Reproduce the listing word for word, leaving every picture behind.

-------- Records for this task

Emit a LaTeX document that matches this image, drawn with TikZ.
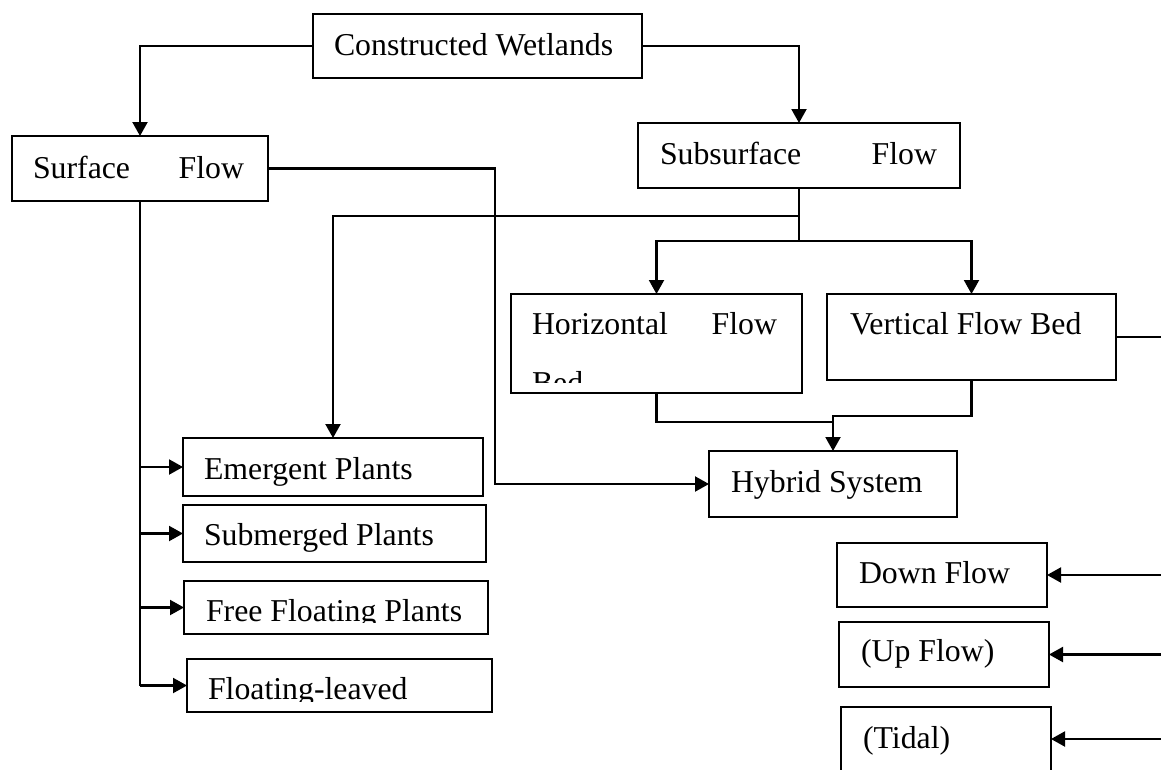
\documentclass[tikz,border=0pt]{standalone}
\usepackage{fontspec}
\setmainfont{Liberation Serif}
\usetikzlibrary{arrows.meta}

\begin{document}
\begin{tikzpicture}[x=1pt,y=-1pt,
  box/.style={draw, line width=2.8pt, rectangle, outer sep=0pt, inner sep=0pt, anchor=north west},
  lbl/.style={anchor=base west, inner sep=0pt, outer sep=0pt, font=\fontsize{31.8pt}{38pt}\selectfont},
  link/.style={line width=2.1pt},
  arr/.style={link, -{Triangle[length=14pt,width=15pt]}}]

\useasboundingbox (0,0) rectangle (1161,769);
\clip (0,0) rectangle (1161,769);

% boxes
\node[box, minimum width=329pt, minimum height=64pt] (cw) at (313,14) {};
\node[box, minimum width=256pt, minimum height=65pt] (sf) at (12,136) {};
\node[box, minimum width=322pt, minimum height=65pt] (ss) at (638,123) {};
\node[box, minimum width=291pt, minimum height=99pt] (hf) at (511,294) {};
\node[box, minimum width=289pt, minimum height=86pt] (vf) at (827,294) {};
\node[box, minimum width=248pt, minimum height=66pt] (hy) at (709,451) {};
\node[box, minimum width=300pt, minimum height=58pt] (em) at (183,438) {};
\node[box, minimum width=303pt, minimum height=57pt] (sm) at (183,505) {};
\node[box, minimum width=304pt, minimum height=53pt] (ff) at (184,581) {};
\node[box, minimum width=305pt, minimum height=53pt] (fl) at (187,659) {};
\node[box, minimum width=210pt, minimum height=64pt] (df) at (837,543) {};
\node[box, minimum width=210pt, minimum height=65pt] (uf) at (839,622) {};
\node[box, minimum width=210pt, minimum height=64pt] (td) at (841,707) {};

% labels
\node[lbl] (cwt) at (334,55) {Constructed Wetlands};
\node[lbl] (sft) at (33,178) {\makebox[211pt][s]{Surface Flow}};
\node[lbl] (sst) at (660,164) {\makebox[277pt][s]{Subsurface Flow}};
\node[lbl] (hft) at (532,334) {\makebox[245pt][s]{Horizontal Flow}};
\begin{scope}
  \clip (511,294) rectangle (802,382);
  \node[lbl] (hfb) at (532,393) {Bed};
\end{scope}
\node[lbl] (vft) at (850,334) {Vertical Flow Bed};
\node[lbl] (hyt) at (731,492) {Hybrid System};
\node[lbl] (emt) at (204,479) {Emergent Plants};
\node[lbl] (smt) at (204,545) {Submerged Plants};
\begin{scope}
  \clip (184,581) rectangle (488,622);
  \node[lbl] (fft) at (206,621) {Free Floating Plants};
\end{scope}
\begin{scope}
  \clip (187,659) rectangle (492,701);
  \node[lbl] (flt) at (208,699) {Floating-leaved};
\end{scope}
\node[lbl] (dft) at (859,583) {Down Flow};
\node[lbl] (uft) at (861,661) {(Up Flow)};
\node[lbl] (tdt) at (863,748) {(Tidal)};

% junction points
\coordinate (bus) at (0,241);
\coordinate (tap) at (0,216);
\coordinate (sfx) at (495,0);
\coordinate (hjoin) at (833,422);
\coordinate (vjoin) at (833,416);
\coordinate (rail) at (1175,0);

% connectors
\draw[arr] (cw.west) -| (sf.north);
\draw[arr] (cw.east) -| (ss.north);

\draw[arr] (sf.east) -| (sfx |- hy.west) -- (hy.west);

\draw[link] (sf.south) -- (sf.south |- fl.west);
\draw[arr] (sf.south |- em.west) -- (em.west);
\draw[arr] (sf.south |- sm.west) -- (sm.west);
\draw[arr] (sf.south |- ff.west) -- (ff.west);
\draw[arr] (sf.south |- fl.west) -- (fl.west);

\draw[link] (ss.south) -- (ss.south |- bus);
\draw[arr] (ss.south |- bus) -| (hf.north);
\draw[arr] (ss.south |- bus) -| (vf.north);
\draw[arr] (ss.south |- tap) -| (em.north);

\draw[link] (hf.south) |- (hjoin);
\draw[arr] (vf.south) |- (vjoin) -- (hy.north);

\draw[link] (vf.east) -- (rail |- vf.east);
\draw[arr] (rail |- df.east) -- (df.east);
\draw[arr] (rail |- uf.east) -- (uf.east);
\draw[arr] (rail |- td.east) -- (td.east);

\end{tikzpicture}
\end{document}
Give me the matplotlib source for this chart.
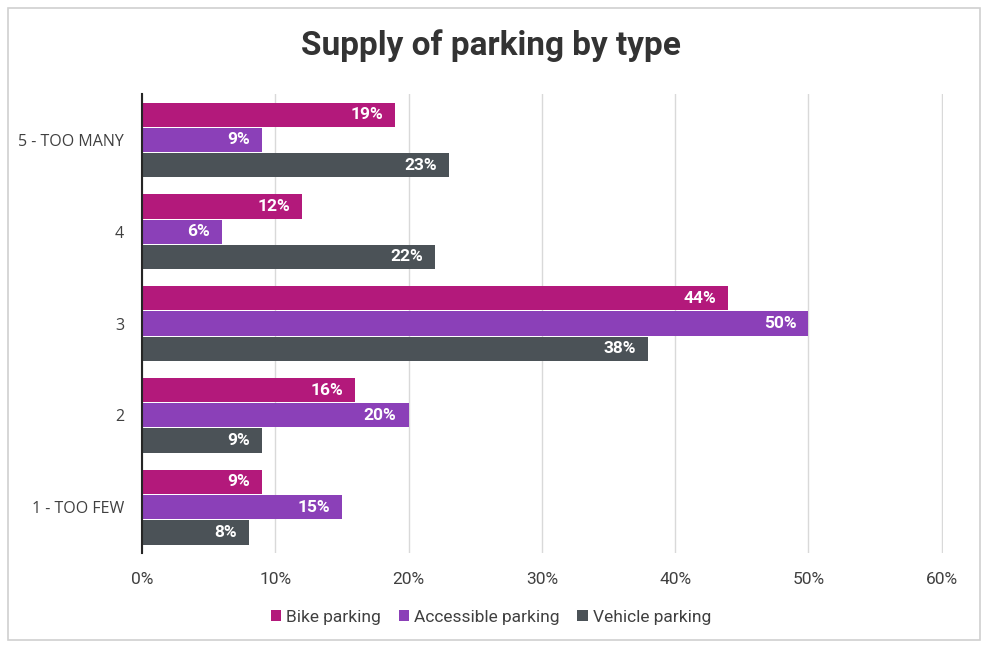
import numpy as np
import matplotlib.pyplot as plt
from matplotlib.patches import Rectangle

categories = ["1 - TOO FEW", "2", "3", "4", "5 - TOO MANY"]
bike = [9, 16, 44, 12, 19]
accessible = [15, 20, 50, 6, 9]
vehicle = [8, 9, 38, 22, 23]
series_names = ["Bike parking", "Accessible parking", "Vehicle parking"]
colors = ["#B3197B", "#8B40B8", "#4B5257"]

narrow = ["Roboto", "DejaVu Sans"]

fig = plt.figure(figsize=(9.82, 6.48), dpi=100)
ax = fig.add_axes([0.1446, 0.1466, 0.8157, 0.7083])

# outer chart frame
fig.patches.append(Rectangle((0.008, 0.012), 0.990, 0.975, transform=fig.transFigure,
                             fill=False, edgecolor="#D0D0D0", linewidth=1.2))

y = np.arange(len(categories))
h = 0.265
offsets = [h + 0.01, 0, -(h + 0.01)]
for vals, name, col, off in zip([bike, accessible, vehicle], series_names, colors, offsets):
    bars = ax.barh(y + off, vals, height=h, color=col, label=name, zorder=3)
    for b, v in zip(bars, vals):
        ax.text(b.get_width() - 0.9, b.get_y() + b.get_height() / 2, f"{v}%",
                ha="right", va="center", color="white", fontsize=12.5,
                fontweight="bold", family=narrow, zorder=4)

ax.set_xlim(0, 60.1)
ax.set_ylim(-0.5, 4.5)
ax.set_xticks(range(0, 61, 10))
ax.set_xticklabels([f"{t}%" for t in range(0, 61, 10)], family=narrow, fontsize=12.5, color="#404040")
ax.set_yticks(y)
ax.set_yticklabels(categories, fontsize=11.5, family=["Open Sans", "DejaVu Sans"], color="#404040")
ax.tick_params(axis="both", length=0)
ax.tick_params(axis="x", pad=14)
ax.tick_params(axis="y", pad=13)
ax.grid(axis="x", color="#D9D9D9", linewidth=1, zorder=0)
for s in ["top", "right", "bottom"]:
    ax.spines[s].set_visible(False)
ax.spines["left"].set_color("#262626")
ax.spines["left"].set_linewidth(1.5)
ax.spines["left"].set_zorder(5)

fig.suptitle("Supply of parking by type", x=0.5, y=0.955, fontsize=24,
             fontweight="bold", family=narrow, color="#333333")

fig.legend(loc="center", bbox_to_anchor=(0.5, 0.047), ncol=3, frameon=False,
           prop={"family": narrow, "size": 12.5}, handlelength=0.6, handleheight=0.6,
           handletextpad=0.3, columnspacing=1.0, labelcolor="#404040")

fig.savefig("out.png", dpi=100)
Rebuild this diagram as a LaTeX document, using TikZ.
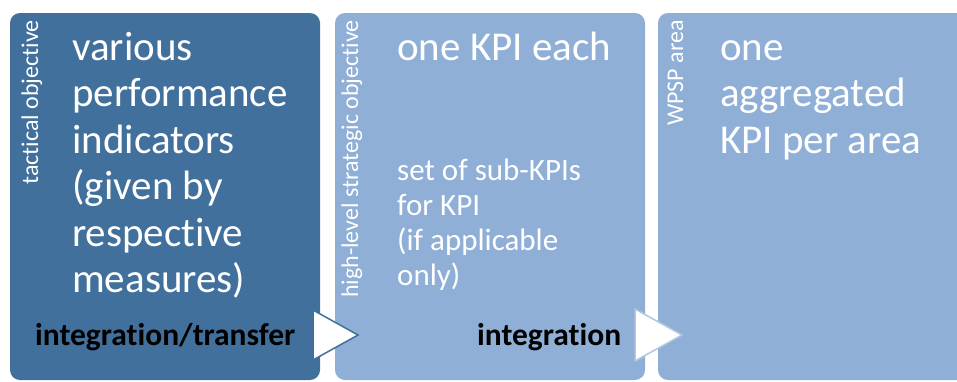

----------------

# [Solution for this exercise]
Emit a LaTeX document that matches this image, drawn with TikZ.
\documentclass[tikz,border=0pt]{standalone}
\usepackage{fontspec}
\setmainfont{Liberation Serif}
\usetikzlibrary{arrows.meta}

\begin{document}
\begin{tikzpicture}[x=1pt,y=-1pt,
  box/.style={draw, line width=2.8pt, rectangle, outer sep=0pt, inner sep=0pt, anchor=north west},
  lbl/.style={anchor=base west, inner sep=0pt, outer sep=0pt, font=\fontsize{31.8pt}{38pt}\selectfont},
  link/.style={line width=2.1pt},
  arr/.style={link, -{Triangle[length=14pt,width=15pt]}}]

\useasboundingbox (0,0) rectangle (1161,769);
\clip (0,0) rectangle (1161,769);

% boxes
\node[box, minimum width=329pt, minimum height=64pt] (cw) at (313,14) {};
\node[box, minimum width=256pt, minimum height=65pt] (sf) at (12,136) {};
\node[box, minimum width=322pt, minimum height=65pt] (ss) at (638,123) {};
\node[box, minimum width=291pt, minimum height=99pt] (hf) at (511,294) {};
\node[box, minimum width=289pt, minimum height=86pt] (vf) at (827,294) {};
\node[box, minimum width=248pt, minimum height=66pt] (hy) at (709,451) {};
\node[box, minimum width=300pt, minimum height=58pt] (em) at (183,438) {};
\node[box, minimum width=303pt, minimum height=57pt] (sm) at (183,505) {};
\node[box, minimum width=304pt, minimum height=53pt] (ff) at (184,581) {};
\node[box, minimum width=305pt, minimum height=53pt] (fl) at (187,659) {};
\node[box, minimum width=210pt, minimum height=64pt] (df) at (837,543) {};
\node[box, minimum width=210pt, minimum height=65pt] (uf) at (839,622) {};
\node[box, minimum width=210pt, minimum height=64pt] (td) at (841,707) {};

% labels
\node[lbl] (cwt) at (334,55) {Constructed Wetlands};
\node[lbl] (sft) at (33,178) {\makebox[211pt][s]{Surface Flow}};
\node[lbl] (sst) at (660,164) {\makebox[277pt][s]{Subsurface Flow}};
\node[lbl] (hft) at (532,334) {\makebox[245pt][s]{Horizontal Flow}};
\begin{scope}
  \clip (511,294) rectangle (802,382);
  \node[lbl] (hfb) at (532,393) {Bed};
\end{scope}
\node[lbl] (vft) at (850,334) {Vertical Flow Bed};
\node[lbl] (hyt) at (731,492) {Hybrid System};
\node[lbl] (emt) at (204,479) {Emergent Plants};
\node[lbl] (smt) at (204,545) {Submerged Plants};
\begin{scope}
  \clip (184,581) rectangle (488,622);
  \node[lbl] (fft) at (206,621) {Free Floating Plants};
\end{scope}
\begin{scope}
  \clip (187,659) rectangle (492,701);
  \node[lbl] (flt) at (208,699) {Floating-leaved};
\end{scope}
\node[lbl] (dft) at (859,583) {Down Flow};
\node[lbl] (uft) at (861,661) {(Up Flow)};
\node[lbl] (tdt) at (863,748) {(Tidal)};

% junction points
\coordinate (bus) at (0,241);
\coordinate (tap) at (0,216);
\coordinate (sfx) at (495,0);
\coordinate (hjoin) at (833,422);
\coordinate (vjoin) at (833,416);
\coordinate (rail) at (1175,0);

% connectors
\draw[arr] (cw.west) -| (sf.north);
\draw[arr] (cw.east) -| (ss.north);

\draw[arr] (sf.east) -| (sfx |- hy.west) -- (hy.west);

\draw[link] (sf.south) -- (sf.south |- fl.west);
\draw[arr] (sf.south |- em.west) -- (em.west);
\draw[arr] (sf.south |- sm.west) -- (sm.west);
\draw[arr] (sf.south |- ff.west) -- (ff.west);
\draw[arr] (sf.south |- fl.west) -- (fl.west);

\draw[link] (ss.south) -- (ss.south |- bus);
\draw[arr] (ss.south |- bus) -| (hf.north);
\draw[arr] (ss.south |- bus) -| (vf.north);
\draw[arr] (ss.south |- tap) -| (em.north);

\draw[link] (hf.south) |- (hjoin);
\draw[arr] (vf.south) |- (vjoin) -- (hy.north);

\draw[link] (vf.east) -- (rail |- vf.east);
\draw[arr] (rail |- df.east) -- (df.east);
\draw[arr] (rail |- uf.east) -- (uf.east);
\draw[arr] (rail |- td.east) -- (td.east);

\end{tikzpicture}
\end{document}
Give me the matplotlib source for this chart.
import numpy as np
import matplotlib.pyplot as plt
from matplotlib.patches import Rectangle

categories = ["1 - TOO FEW", "2", "3", "4", "5 - TOO MANY"]
bike = [9, 16, 44, 12, 19]
accessible = [15, 20, 50, 6, 9]
vehicle = [8, 9, 38, 22, 23]
series_names = ["Bike parking", "Accessible parking", "Vehicle parking"]
colors = ["#B3197B", "#8B40B8", "#4B5257"]

narrow = ["Roboto", "DejaVu Sans"]

fig = plt.figure(figsize=(9.82, 6.48), dpi=100)
ax = fig.add_axes([0.1446, 0.1466, 0.8157, 0.7083])

# outer chart frame
fig.patches.append(Rectangle((0.008, 0.012), 0.990, 0.975, transform=fig.transFigure,
                             fill=False, edgecolor="#D0D0D0", linewidth=1.2))

y = np.arange(len(categories))
h = 0.265
offsets = [h + 0.01, 0, -(h + 0.01)]
for vals, name, col, off in zip([bike, accessible, vehicle], series_names, colors, offsets):
    bars = ax.barh(y + off, vals, height=h, color=col, label=name, zorder=3)
    for b, v in zip(bars, vals):
        ax.text(b.get_width() - 0.9, b.get_y() + b.get_height() / 2, f"{v}%",
                ha="right", va="center", color="white", fontsize=12.5,
                fontweight="bold", family=narrow, zorder=4)

ax.set_xlim(0, 60.1)
ax.set_ylim(-0.5, 4.5)
ax.set_xticks(range(0, 61, 10))
ax.set_xticklabels([f"{t}%" for t in range(0, 61, 10)], family=narrow, fontsize=12.5, color="#404040")
ax.set_yticks(y)
ax.set_yticklabels(categories, fontsize=11.5, family=["Open Sans", "DejaVu Sans"], color="#404040")
ax.tick_params(axis="both", length=0)
ax.tick_params(axis="x", pad=14)
ax.tick_params(axis="y", pad=13)
ax.grid(axis="x", color="#D9D9D9", linewidth=1, zorder=0)
for s in ["top", "right", "bottom"]:
    ax.spines[s].set_visible(False)
ax.spines["left"].set_color("#262626")
ax.spines["left"].set_linewidth(1.5)
ax.spines["left"].set_zorder(5)

fig.suptitle("Supply of parking by type", x=0.5, y=0.955, fontsize=24,
             fontweight="bold", family=narrow, color="#333333")

fig.legend(loc="center", bbox_to_anchor=(0.5, 0.047), ncol=3, frameon=False,
           prop={"family": narrow, "size": 12.5}, handlelength=0.6, handleheight=0.6,
           handletextpad=0.3, columnspacing=1.0, labelcolor="#404040")

fig.savefig("out.png", dpi=100)
Rebuild this diagram as a LaTeX document, using TikZ.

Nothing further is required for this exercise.